I also experimented with a new retreat format–an intimate sized group of 10-12 people and the option to spend the weekend or come up for one day. Most traditional yoga retreat centers typically require twenty people minimum, putting pressure on teachers to get these numbers when in fact they may be happy with around 12-15. This format gave everyone the opportunity to connect in a profound way that isn’t possible in larger groups bringing a lightness and calmness to the weekend that proved to be refreshing.
Our group of eleven people occupied the cavernous “Lounge,” one of the meeting rooms on the property, with lofty wood beamed ceilings and a grand stone fireplace. In all, they had an excellent time participating in a well-rounded program of yoga, restorative and meditation classes and a provocative workshop and discussion led by Indira and I. Everyone also had ample free time to hike, swim read, draw or simply take a nap!
Nevertheless, LCDM is a good place for serious heartfelt discussion and contemplation. You’re given a rare opportunity to move inward and connect to your innermost self in a supportive environment that encourages you to open up, reveal and “let go.” We were all graciously taken care of. I’ve finally found a “retreat home” and I hope you and others will join me there sometime in the future.

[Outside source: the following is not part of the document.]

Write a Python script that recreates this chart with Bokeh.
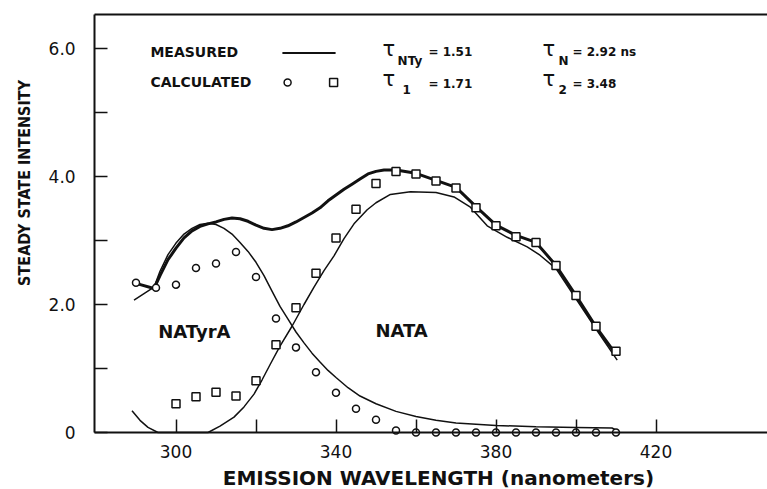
import math
from bokeh.plotting import figure
from bokeh.models import FixedTicker, CustomJSTickFormatter, Label, Range1d, LinearAxis
from bokeh.core.properties import value
from bokeh.embed import file_html
from bokeh.resources import INLINE

# ---------------- data ----------------
measured_x = [290, 294.5, 296, 298, 300, 302, 304, 306, 308, 310, 312, 314, 316, 318, 320,
              322, 324, 326, 328, 330, 332, 334, 336, 338, 340, 342, 344, 346, 348, 350,
              352, 355, 360, 365, 370, 375, 380, 385, 390, 395, 400, 405, 410]
measured_y = [2.33, 2.25, 2.45, 2.70, 2.88, 3.04, 3.15, 3.22, 3.26, 3.29, 3.33, 3.35, 3.34, 3.30, 3.24,
              3.19, 3.17, 3.19, 3.23, 3.29, 3.36, 3.43, 3.51, 3.62, 3.71, 3.80, 3.88, 3.96, 4.04, 4.08,
              4.10, 4.10, 4.05, 3.94, 3.83, 3.53, 3.24, 3.08, 2.97, 2.61, 2.14, 1.65, 1.22]

natyra_x = [289.5, 292, 294.5, 296, 298, 300, 302, 304, 306, 308, 310, 312, 314, 316, 318, 320,
            322, 324, 326, 328, 330, 332, 334, 336, 338, 340, 343, 346, 350, 355, 360, 365, 370,
            380, 390, 400, 409, 410.5]
natyra_y = [2.07, 2.17, 2.27, 2.52, 2.78, 2.96, 3.10, 3.19, 3.25, 3.27, 3.25, 3.19, 3.10, 2.97, 2.83, 2.66,
            2.45, 2.21, 1.97, 1.77, 1.57, 1.40, 1.24, 1.10, 0.97, 0.86, 0.70, 0.57, 0.45, 0.33, 0.25, 0.19, 0.15,
            0.11, 0.09, 0.08, 0.07, 0.02]

nata_x = [289, 291, 293, 295.5, 300, 304, 308, 311, 314.5, 317, 319.5, 321.5, 323.6, 326, 329, 332,
          334.5, 337, 339.5, 342, 344.5, 347.8, 350, 353.6, 358.6, 365, 369.5, 373.6, 377.8, 382.8,
          387.8, 391, 395, 400, 405.3, 410.3]
nata_y = [0.34, 0.19, 0.08, 0.0, 0.0, 0.0, 0.0, 0.10, 0.24, 0.40, 0.60, 0.82, 1.07, 1.35, 1.66, 2.00,
          2.27, 2.53, 2.76, 3.03, 3.26, 3.48, 3.59, 3.72, 3.76, 3.75, 3.68, 3.52, 3.23, 3.05,
          2.90, 2.77, 2.56, 2.09, 1.59, 1.13]

circle_x = [290, 295, 300, 305, 310, 315, 320, 325, 330, 335, 340, 345, 350, 355,
            360, 365, 370, 375, 380, 385, 390, 395, 400, 405, 410]
circle_y = [2.34, 2.26, 2.31, 2.57, 2.64, 2.82, 2.43, 1.78, 1.33, 0.94, 0.62, 0.37, 0.20, 0.03,
            0.0, 0.0, 0.0, 0.0, 0.0, 0.0, 0.0, 0.0, 0.0, 0.0, 0.0]

square_x = [300, 305, 310, 315, 320, 325, 330, 335, 340, 345, 350, 355, 360, 365, 370, 375,
            380, 385, 390, 395, 400, 405, 410]
square_y = [0.45, 0.56, 0.63, 0.57, 0.81, 1.37, 1.95, 2.49, 3.04, 3.49, 3.89, 4.08, 4.04, 3.93, 3.82, 3.51,
            3.23, 3.06, 2.97, 2.61, 2.14, 1.66, 1.27]

x_major_ticks = [300, 340, 380, 420]
x_minor_ticks = [320, 360, 400]
x_tick_labels = ["300", "340", "380", "420"]
y_major_ticks = [0, 2, 4, 6]
y_minor_ticks = [1, 3, 5]
y_tick_labels = ["0", "2.0", "4.0", "6.0"]

x_label = "EMISSION WAVELENGTH (nanometers)"
y_label = "STEADY STATE INTENSITY"

# ---------------- figure ----------------
INK = "#111111"
X0, X1 = 257.125, 447.875      # visible wavelength span of the frame
Y0, Y1 = -0.859375, 6.75       # visible intensity span of the frame
AXIS_X = 279.625               # where the intensity axis stands
TOP_Y = 6.53                   # top border of the box

p = figure(width=767, height=489, output_backend="svg", toolbar_location=None,
           x_range=Range1d(X0, X1), y_range=Range1d(Y0, Y1),
           x_axis_location=None, y_axis_location=None,
           min_border_left=4, min_border_right=0, min_border_top=0, min_border_bottom=2)
p.grid.visible = False
p.outline_line_color = None
p.background_fill_color = "white"
p.border_fill_color = "white"

blank = "return '';"
xa = LinearAxis(fixed_location=0, bounds=(AXIS_X, X1),
                ticker=FixedTicker(ticks=x_major_ticks, minor_ticks=x_minor_ticks),
                formatter=CustomJSTickFormatter(code=blank))
ya = LinearAxis(fixed_location=AXIS_X, bounds=(0, TOP_Y),
                ticker=FixedTicker(ticks=y_major_ticks, minor_ticks=y_minor_ticks),
                formatter=CustomJSTickFormatter(code=blank))
for ax in (xa, ya):
    ax.axis_line_width = 2
    ax.axis_line_color = INK
    ax.major_tick_in = 13
    ax.major_tick_out = 0
    ax.minor_tick_in = 13
    ax.minor_tick_out = 0
    ax.major_tick_line_width = 1.5
    ax.minor_tick_line_width = 1.5
    ax.major_tick_line_color = INK
    ax.minor_tick_line_color = INK
    ax.major_label_standoff = 0
    ax.major_label_text_font_size = "0px"
p.add_layout(xa, "below")
p.add_layout(ya, "left")

# top border line of the box
p.line([AXIS_X, X1], [TOP_Y, TOP_Y], line_color=INK, line_width=2)

# tick labels
p.text(x=x_major_ticks, y=[-0.30] * len(x_major_ticks), text=x_tick_labels,
       text_font=value("DejaVu Sans"), text_font_size=value("17px"), text_color=INK,
       text_align="center", text_baseline="middle")
p.text(x=[274.9] * len(y_major_ticks), y=y_major_ticks, text=y_tick_labels,
       text_font=value("DejaVu Sans"), text_font_size=value("17px"), text_color=INK,
       text_align="right", text_baseline="middle")

# curves
p.line(nata_x, nata_y, line_color=INK, line_width=1.5)
p.line(natyra_x, natyra_y, line_color=INK, line_width=1.5)
p.line(measured_x, measured_y, line_color=INK, line_width=3)

# calculated points
p.scatter(circle_x, circle_y, marker="circle", size=7, fill_color="white",
          line_color=INK, line_width=1.5)
p.scatter(square_x, square_y, marker="square", size=8, fill_color="white",
          line_color=INK, line_width=1.5)

# ---------------- legend / annotations ----------------
def lab(x, y, text, size, bold=True, font="DejaVu Sans", align="left", angle=0.0,
        baseline="middle"):
    p.add_layout(Label(x=x, y=y, text=text, text_font=font, text_font_size=size,
                       text_font_style="bold" if bold else "normal", text_color=INK,
                       text_align=align, text_baseline=baseline, angle=angle))

lab(293.6, 5.94, "MEASURED", "14px")
lab(293.6, 5.47, "CALCULATED", "14px")
legend_line_x = [326.6, 339.9]
legend_line_y = [5.93, 5.93]
p.line(legend_line_x, legend_line_y, line_color=INK, line_width=2)
p.scatter([327.9], [5.47], marker="circle", size=7, fill_color="white", line_color=INK, line_width=1.5)
p.scatter([339.4], [5.47], marker="square", size=8, fill_color="white", line_color=INK, line_width=1.5)

lab(351.6, 6.0, "τ", "21px", bold=False)
lab(355.4, 5.81, "NTy", "12px")
lab(363.1, 5.95, "= 1.51", "12px")
lab(391.6, 6.0, "τ", "21px", bold=False)
lab(395.6, 5.81, "N", "12px")
lab(399.1, 5.95, "= 2.92 ns", "12px")

lab(351.6, 5.52, "τ", "21px", bold=False)
lab(356.6, 5.36, "1", "12px")
lab(363.1, 5.45, "= 1.71", "12px")
lab(391.6, 5.52, "τ", "21px", bold=False)
lab(395.6, 5.36, "2", "12px")
lab(399.1, 5.45, "= 3.48", "12px")

lab(304.6, 1.58, "NATyrA", "18px", align="center")
lab(356.4, 1.59, "NATA", "18px", align="center")

# axis titles
lab(365.6, -0.516, x_label, "20px", align="center", baseline="top")
lab(262.1, 3.90, y_label, "16px", font="DejaVu Sans Condensed", align="center",
    angle=math.pi / 2)

open("out.html", "w").write(file_html(p, INLINE))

Romy, I am sorry I could not attend the retreat. It sounds like it was wonderful and relaxing. I went to a silent retreat there a few years ago and it still stays in my mind as one of the lovelier times I have ever spent. Hopefully you will have another one there again. Susan
Thanks for your comments Susan—I absolutely love La Casa De Maria as well! I feel that I am able to experience the true meaning of “retreat” whenever I visit there. There is definitely something special and magical about that place and I hope you’ll be able to join me on a retreat there sometime soon.